In fact, differential operators can be set in a purely algebraic abstract way without even requiring a manifold. People use this in commutative algebra. Here are some lecture notes with the more general construction but it will require a perhaps mature level of algebra to be able to grasp it.
Here you have a simplified version for the tangent bundle of manifold $M$, to avoid using general vector bundles. The construction takes a while to digest, but it is very interesting. I apologise if the following it does not make too much sense as it I write it. I am definitely skipping many details. I am summarising the presentation given in here.
1) Define $\mathrm{Op}(TM)$ as the space of linear operators $T:\Gamma(TM)\to \Gamma(TM)$ (here I use $\Gamma$ to mean smooth sections, note that a smooth section of $TM$ is a by definition a smooth vector field).
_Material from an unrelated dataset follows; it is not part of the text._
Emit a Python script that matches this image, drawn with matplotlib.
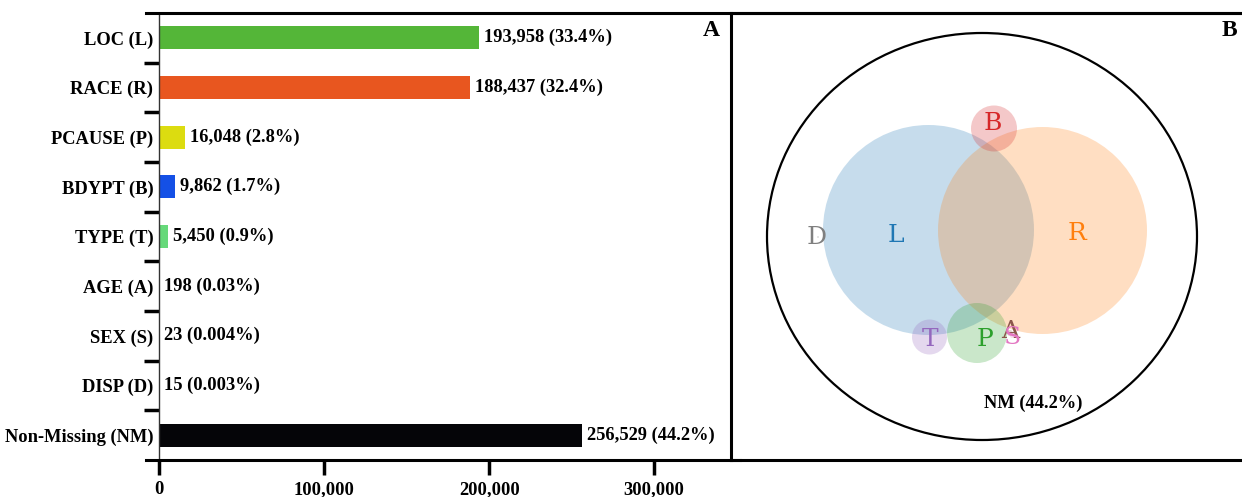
import matplotlib
matplotlib.use("Agg")
import matplotlib.pyplot as plt
from matplotlib.patches import Ellipse
from matplotlib.lines import Line2D

# ---------------- data ----------------
categories = ["LOC (L)", "RACE (R)", "PCAUSE (P)", "BDYPT (B)", "TYPE (T)",
              "AGE (A)", "SEX (S)", "DISP (D)", "Non-Missing (NM)"]
counts = [193958, 188437, 16048, 9862, 5450, 198, 23, 15, 256529]
value_labels = ["193,958 (33.4%)", "188,437 (32.4%)", "16,048 (2.8%)",
                "9,862 (1.7%)", "5,450 (0.9%)", "198 (0.03%)",
                "23 (0.004%)", "15 (0.003%)", "256,529 (44.2%)"]
bar_colors = ["#54b638", "#e8561f", "#dcdc10", "#1450e6", "#66d97a",
              "#54b638", "#e377c2", "#7f7f7f", "#050508"]
xticks = [0, 100000, 200000, 300000]
xtick_labels = ["0", "100,000", "200,000", "300,000"]

# Venn-like diagram (panel B) in pixel-like coordinates of the panel
venn_sets = ["L", "R", "B", "P", "T", "A", "S", "D"]
venn_centers = [(928.5, 230), (1042.5, 230.5), (994, 128.5), (977, 333),
                (929.5, 337), (1010, 333), (1012, 336), (818, 237)]
venn_sizes = [(211, 210), (209, 207), (46, 46), (60, 60), (35, 35),
              (6, 6), (4, 4), (2, 2)]
venn_colors = ["#1f77b4", "#ff7f0e", "#d62728", "#2ca02c", "#9467bd",
               "#8c564b", "#e377c2", "#7f7f7f"]
venn_label_pos = [(896, 236), (1077, 233), (993, 124), (985, 339),
                  (930, 339), (1010, 331), (1013, 338), (817, 237)]
outer_center = (982, 236.5)
outer_size = (430, 407)
nm_label = "NM (44.2%)"

W, H = 1242, 497
fig = plt.figure(figsize=(W / 100, H / 100), dpi=100)
serif = ["Liberation Serif", "DejaVu Serif"]
FS = 13.3

def fx(px):
    return px / W

def fy(py):
    return 1 - py / H

# ---------------- panel A ----------------
axL = fig.add_axes([fx(159), fy(460), fx(731) - fx(159), fy(13) - fy(460)])
ypos = list(range(len(categories)))
axL.barh(ypos, counts, height=0.46, color=bar_colors, edgecolor="none")
for y, c, lab in zip(ypos, counts, value_labels):
    axL.annotate(lab, (c, y), xytext=(3.5, 0), textcoords="offset points",
                 va="center", ha="left", fontsize=FS, fontweight="bold",
                 family=serif)
axL.set_ylim(len(categories) - 0.5, -0.5)
axL.set_xlim(0, 346500)
axL.set_yticks(ypos)
axL.set_yticklabels(categories, fontsize=FS, fontweight="bold", family=serif)
axL.tick_params(axis="y", length=0, pad=4)
axL.set_yticks([i + 0.5 for i in range(len(categories) - 1)], minor=True)
axL.tick_params(axis="y", which="minor", length=11, width=2.5, color="black",
                direction="out")
axL.set_xticks(xticks)
axL.set_xticklabels(xtick_labels, fontsize=FS, fontweight="bold", family=serif)
axL.tick_params(axis="x", length=11, width=2.5, direction="out", pad=4)
for s in ["top", "bottom", "right"]:
    axL.spines[s].set_visible(False)
axL.spines["left"].set_linewidth(1.0)
axL.spines["left"].set_color("#333333")
axL.text(0.965, 0.96, "A", transform=axL.transAxes, ha="center", va="center",
         fontsize=17, fontweight="bold", family=serif)

# frame lines
fig.add_artist(Line2D([fx(146), 1], [fy(13), fy(13)], color="black", lw=2.2))
fig.add_artist(Line2D([fx(146), fx(740)], [fy(460), fy(460)], color="black", lw=2.2))

# ---------------- panel B ----------------
axR = fig.add_axes([fx(731), fy(460), 1 - fx(731), fy(13) - fy(460)])
axR.set_xlim(731, 1242)
axR.set_ylim(460, 13)
axR.set_xticks([])
axR.set_yticks([])
for s in ["top", "bottom", "left"]:
    axR.spines[s].set_linewidth(2.2)
axR.spines["right"].set_visible(False)

axR.add_patch(Ellipse(outer_center, outer_size[0], outer_size[1],
                      facecolor="none", edgecolor="black", lw=1.6))
for name, c, (w, h), col in zip(venn_sets, venn_centers, venn_sizes, venn_colors):
    axR.add_patch(Ellipse(c, w, h, facecolor=col, alpha=0.25, edgecolor="none"))
for name, (x, y), col in zip(venn_sets, venn_label_pos, venn_colors):
    axR.text(x, y, name, color=col, ha="center", va="center", fontsize=18,
             family="DejaVu Serif")
axR.text(1033, 403, nm_label, ha="center", va="center", fontsize=13.3,
         fontweight="bold", family=serif)
axR.text(1229, 30, "B", ha="center", va="center", fontsize=17,
         fontweight="bold", family=serif)

fig.savefig("out.png", dpi=100)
2) For each smooth function $f\in C^\infty(TM)$, define a map $\mathrm{ad}(f)$ with domain $\mathrm{Op}(TM)$ such that for each $T\in\mathrm{Op}(TM)$ you obtain a map $\mathrm{ad}(f)(T)\colon \Gamma(TM)\to\Gamma(TM)$ defined by $$ (\mathrm{ad}(f)T)u = [T,F]u:=T(fu)-f(Tu),\quad \forall u\in \Gamma(TM)$$
3) Now inductively define a sequence of subspaces $$ \mathrm{PDO}^{(0)}(TM) \subset \mathrm{PDO}^{(1)}(TM) \subset ... \subset \mathrm{PDO}^{(k)}(TM) \subset ... $$ Following the prescription: $$ \mathrm{PDO}^{(0)}(TM) = \mathrm{hom}(TM,TM)$$ (thinks of this as a collection of maps $TM_x\to TM_x$ for all $x\in M$) and $$ \mathrm{PDO}^{(k+1)}(TM) = \{ T\in\mathrm{Op}(TM);[T,f]\in \mathrm{PDO}^{(k)}(TM), \forall f\in C^\infty(M) \}.$$ The elements of $\mathrm{PDO}^{(k)}(TM)$ are called partial differential operators of order $k$. Your job here (not a super easy one) is to convince yourself that this notion agrees with your idea of what a differential operator should be.